Trent's campaign has also been fairly active with their fundraising approach, most recently launching a 'themed' fundraising appeal. Trent's campaign has been calling for supporters to be ready for 2013 by pledging $20.13 to Trent's campaign. Last I checked, I believe the campaign was about two-thirds to their set target. It was another interesting approach, if only because it set the individual amount at a rather reasonable level that could appeal to numerous people regardless of personal financial situation. I think it was another good fundraising approach, in terms of accessibility and also affordability, and we'll see what kind of dividends it pays out.
Cam's campaign has also taken a very interesting approach to fundraising recently. As noted, Cam is currently the candidate most flushed with cash on hand, and that's put him in an interesting position. Instead of putting out a call for more donations to his campaign, Cam has instead called for supporters to donate money directly to the party. As we've talked about before, Cam's focus has been on getting the NDP's own house in order, and this appeal is only strengthening his claim to being the candidate most concerned with doing so. It's an interesting approach, though it could backfire should Cam's campaign require more financial support in the New Year which results in a direct appeal for fundraising; but given his current financial standing, I think that's likely not going to happen.
Finally, that brings us to Erin Weir. I have to say, and I could be wrong on this one (someone let me know if I am), but I haven't noticed any particularly active fundraising methods from Erin's campaign. I imagine that the campaign is taking the approach of putting forward policies that encourage people to donate, rather than actively soliciting donations; or may be focusing on securing institutional (union, business, etc) donations. I suppose Erin's campaign may also be focused on raising donations through campaign events directly, rather than through a general appeal online. And while a focus on policy to foster donation isn't a bad way to go about it, I think there is some room for growth and expansion here and I imagine we'll (or at least hope to) see a more concentrated and direct fundraising campaign in the New Year.

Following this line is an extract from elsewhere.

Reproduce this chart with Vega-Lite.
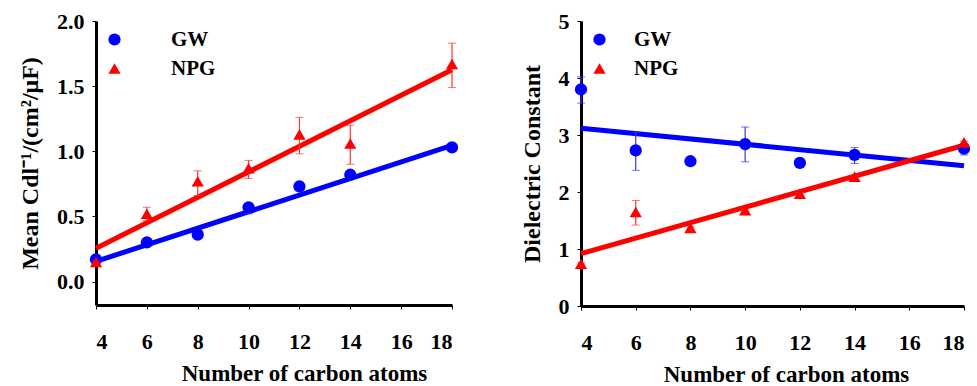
{
  "$schema": "https://vega.github.io/schema/vega-lite/v6.json",
  "padding": {"left": 18, "top": 10, "right": 0, "bottom": 0},
  "background": "white",
  "spacing": 58,
  "datasets": {
    "leftPts": [
      {"n": 4, "series": "GW", "y": 0.17, "lo": 0.15, "hi": 0.19},
      {"n": 6, "series": "GW", "y": 0.30, "lo": 0.28, "hi": 0.31},
      {"n": 8, "series": "GW", "y": 0.36, "lo": 0.34, "hi": 0.38},
      {"n": 10, "series": "GW", "y": 0.57, "lo": 0.52, "hi": 0.60},
      {"n": 12, "series": "GW", "y": 0.73, "lo": 0.72, "hi": 0.75},
      {"n": 14, "series": "GW", "y": 0.82, "lo": 0.80, "hi": 0.84},
      {"n": 18, "series": "GW", "y": 1.03, "lo": 1.00, "hi": 1.06},
      {"n": 4, "series": "NPG", "y": 0.15, "lo": 0.13, "hi": 0.17},
      {"n": 6, "series": "NPG", "y": 0.52, "lo": 0.47, "hi": 0.57},
      {"n": 8, "series": "NPG", "y": 0.77, "lo": 0.66, "hi": 0.85},
      {"n": 10, "series": "NPG", "y": 0.87, "lo": 0.79, "hi": 0.93},
      {"n": 12, "series": "NPG", "y": 1.13, "lo": 0.98, "hi": 1.26},
      {"n": 14, "series": "NPG", "y": 1.06, "lo": 0.90, "hi": 1.20},
      {"n": 18, "series": "NPG", "y": 1.67, "lo": 1.49, "hi": 1.83}
    ],
    "leftFit": [
      {"n": 4, "series": "GW", "y": 0.155},
      {"n": 18, "series": "GW", "y": 1.045},
      {"n": 4, "series": "NPG", "y": 0.255},
      {"n": 18, "series": "NPG", "y": 1.625}
    ],
    "rightPts": [
      {"n": 4, "series": "GW", "y": 3.80, "lo": 3.56, "hi": 4.02},
      {"n": 6, "series": "GW", "y": 2.73, "lo": 2.38, "hi": 3.05},
      {"n": 8, "series": "GW", "y": 2.54, "lo": 2.52, "hi": 2.56},
      {"n": 10, "series": "GW", "y": 2.84, "lo": 2.53, "hi": 3.14},
      {"n": 12, "series": "GW", "y": 2.51, "lo": 2.49, "hi": 2.53},
      {"n": 14, "series": "GW", "y": 2.65, "lo": 2.50, "hi": 2.78},
      {"n": 18, "series": "GW", "y": 2.76, "lo": 2.65, "hi": 2.85},
      {"n": 4, "series": "NPG", "y": 0.74, "lo": 0.72, "hi": 0.76},
      {"n": 6, "series": "NPG", "y": 1.65, "lo": 1.42, "hi": 1.85},
      {"n": 8, "series": "NPG", "y": 1.37, "lo": 1.35, "hi": 1.39},
      {"n": 10, "series": "NPG", "y": 1.68, "lo": 1.66, "hi": 1.70},
      {"n": 12, "series": "NPG", "y": 1.97, "lo": 1.95, "hi": 1.99},
      {"n": 14, "series": "NPG", "y": 2.27, "lo": 2.25, "hi": 2.29},
      {"n": 18, "series": "NPG", "y": 2.87, "lo": 2.85, "hi": 2.89}
    ],
    "rightFit": [
      {"n": 4, "series": "GW", "y": 3.12},
      {"n": 18, "series": "GW", "y": 2.46},
      {"n": 4, "series": "NPG", "y": 0.92},
      {"n": 18, "series": "NPG", "y": 2.82}
    ]
  },
  "hconcat": [
    {
      "width": 356,
      "height": 284,
      "encoding": {
        "x": {"field": "n", "type": "quantitative", "title": "Number of carbon atoms",
          "scale": {"domain": [4, 18], "nice": false},
          "axis": {"values": [4, 6, 8, 10, 12, 14, 16, 18], "titleX": 208}},
        "y": {"field": "y", "type": "quantitative", "title": "Mean Cdl⁻¹/(cm²/μF)",
          "scale": {"domain": [-0.18, 2], "nice": false, "zero": false},
          "axis": {"values": [0, 0.5, 1, 1.5, 2], "format": ".1f"}}
      },
      "layer": [
        {
          "data": {"name": "leftFit"},
          "transform": [{"filter": "datum.series === 'GW'"}],
          "mark": {"type": "line", "strokeWidth": 5, "color": "#0000FF"}
        },
        {
          "data": {"name": "leftFit"},
          "transform": [{"filter": "datum.series === 'NPG'"}],
          "mark": {"type": "line", "strokeWidth": 5, "color": "#FF0000"}
        },
        {
          "data": {"name": "leftPts"},
          "transform": [{"filter": "datum.series === 'GW'"}],
          "mark": {"type": "errorbar", "color": "#3333FF", "ticks": {"size": 8}, "rule": {"strokeWidth": 1.2}},
          "encoding": {
            "y": {"field": "lo", "type": "quantitative", "title": "Mean Cdl⁻¹/(cm²/μF)"},
            "y2": {"field": "hi"}
          }
        },
        {
          "data": {"name": "leftPts"},
          "transform": [{"filter": "datum.series === 'NPG'"}],
          "mark": {"type": "errorbar", "color": "#FF3333", "ticks": {"size": 8}, "rule": {"strokeWidth": 1.2}},
          "encoding": {
            "y": {"field": "lo", "type": "quantitative", "title": "Mean Cdl⁻¹/(cm²/μF)"},
            "y2": {"field": "hi"}
          }
        },
        {
          "data": {"name": "leftPts"},
          "mark": {"type": "point", "filled": true, "opacity": 1, "size": 150},
          "encoding": {
            "color": {"field": "series", "type": "nominal", "title": null,
              "scale": {"domain": ["GW", "NPG"], "range": ["#0000FF", "#FF0000"]},
              "legend": {"orient": "top-left", "offset": 8, "labelOffset": 46, "rowPadding": 7}},
            "shape": {"field": "series", "type": "nominal", "title": null,
              "scale": {"domain": ["GW", "NPG"], "range": ["circle", "triangle-up"]},
              "legend": {"orient": "top-left", "offset": 8, "labelOffset": 46, "rowPadding": 7}}
          }
        }
      ]
    },
    {
      "width": 383,
      "height": 285,
      "encoding": {
        "x": {"field": "n", "type": "quantitative", "title": "Number of carbon atoms",
          "scale": {"domain": [4, 18], "nice": false},
          "axis": {"values": [4, 6, 8, 10, 12, 14, 16, 18], "titleX": 205}},
        "y": {"field": "y", "type": "quantitative", "title": "Dielectric Constant",
          "scale": {"domain": [0, 5], "nice": false},
          "axis": {"values": [0, 1, 2, 3, 4, 5], "format": "d"}}
      },
      "layer": [
        {
          "data": {"name": "rightFit"},
          "transform": [{"filter": "datum.series === 'GW'"}],
          "mark": {"type": "line", "strokeWidth": 5, "color": "#0000FF"}
        },
        {
          "data": {"name": "rightFit"},
          "transform": [{"filter": "datum.series === 'NPG'"}],
          "mark": {"type": "line", "strokeWidth": 5, "color": "#FF0000"}
        },
        {
          "data": {"name": "rightPts"},
          "transform": [{"filter": "datum.series === 'GW'"}],
          "mark": {"type": "errorbar", "color": "#3333FF", "ticks": {"size": 8}, "rule": {"strokeWidth": 1.2}},
          "encoding": {
            "y": {"field": "lo", "type": "quantitative", "title": "Dielectric Constant"},
            "y2": {"field": "hi"}
          }
        },
        {
          "data": {"name": "rightPts"},
          "transform": [{"filter": "datum.series === 'NPG'"}],
          "mark": {"type": "errorbar", "color": "#FF3333", "ticks": {"size": 8}, "rule": {"strokeWidth": 1.2}},
          "encoding": {
            "y": {"field": "lo", "type": "quantitative", "title": "Dielectric Constant"},
            "y2": {"field": "hi"}
          }
        },
        {
          "data": {"name": "rightPts"},
          "mark": {"type": "point", "filled": true, "opacity": 1, "size": 150},
          "encoding": {
            "color": {"field": "series", "type": "nominal", "title": null,
              "scale": {"domain": ["GW", "NPG"], "range": ["#0000FF", "#FF0000"]},
              "legend": {"orient": "top-left", "offset": 8, "labelOffset": 24, "rowPadding": 7}},
            "shape": {"field": "series", "type": "nominal", "title": null,
              "scale": {"domain": ["GW", "NPG"], "range": ["circle", "triangle-up"]},
              "legend": {"orient": "top-left", "offset": 8, "labelOffset": 24, "rowPadding": 7}}
          }
        }
      ]
    }
  ],
  "resolve": {"scale": {"color": "independent", "shape": "independent", "x": "independent", "y": "independent"}},
  "config": {
    "view": {"stroke": null},
    "font": "Liberation Serif",
    "axis": {
      "grid": false,
      "domainColor": "black",
      "domainWidth": 3,
      "tickColor": "black",
      "tickWidth": 1,
      "tickSize": 4,
      "labelFont": "Liberation Serif",
      "labelFontWeight": "bold",
      "labelFontSize": 22,
      "labelColor": "black",
      "titleFont": "Liberation Serif",
      "titleFontWeight": "bold",
      "titleFontSize": 23,
      "titleColor": "black"
    },
    "axisX": {"labelPadding": 22, "titlePadding": 10},
    "axisY": {"labelPadding": 8, "titlePadding": 14, "titleFontSize": 24},
    "legend": {
      "labelFont": "Liberation Serif",
      "labelFontWeight": "bold",
      "labelFontSize": 21,
      "labelColor": "black",
      "symbolSize": 150,
      "symbolStrokeWidth": 0
    }
  }
}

As for a direct analysis for what the numbers mean...Well, that might be better left to someone more qualified to look at that sort of thing, but I will throw in my own personal two cents. I'm hesitant to say that a two-month fundraising lead means that Ryan's campaign has the most momentum in the leadership race, if only because as noted his campaign has been the most aggressive when it comes to actively fundraising. It's one of those you get what you put into it sort of deals, and when you have a heavy focus on fundraising there's a good chance you're going to get a lot out of it.
Of course, I've discussed before how I don't think you can accurate predict momentum based on fundraising, so I might just be fitting my own bias towards dismissing fundraising as a leadership indicator...That's not to diminish the numbers being brought in by Ryan, or any of the other candidates, but more of a general belief that the cash game doesn't always show who is going to walk away as leader come March.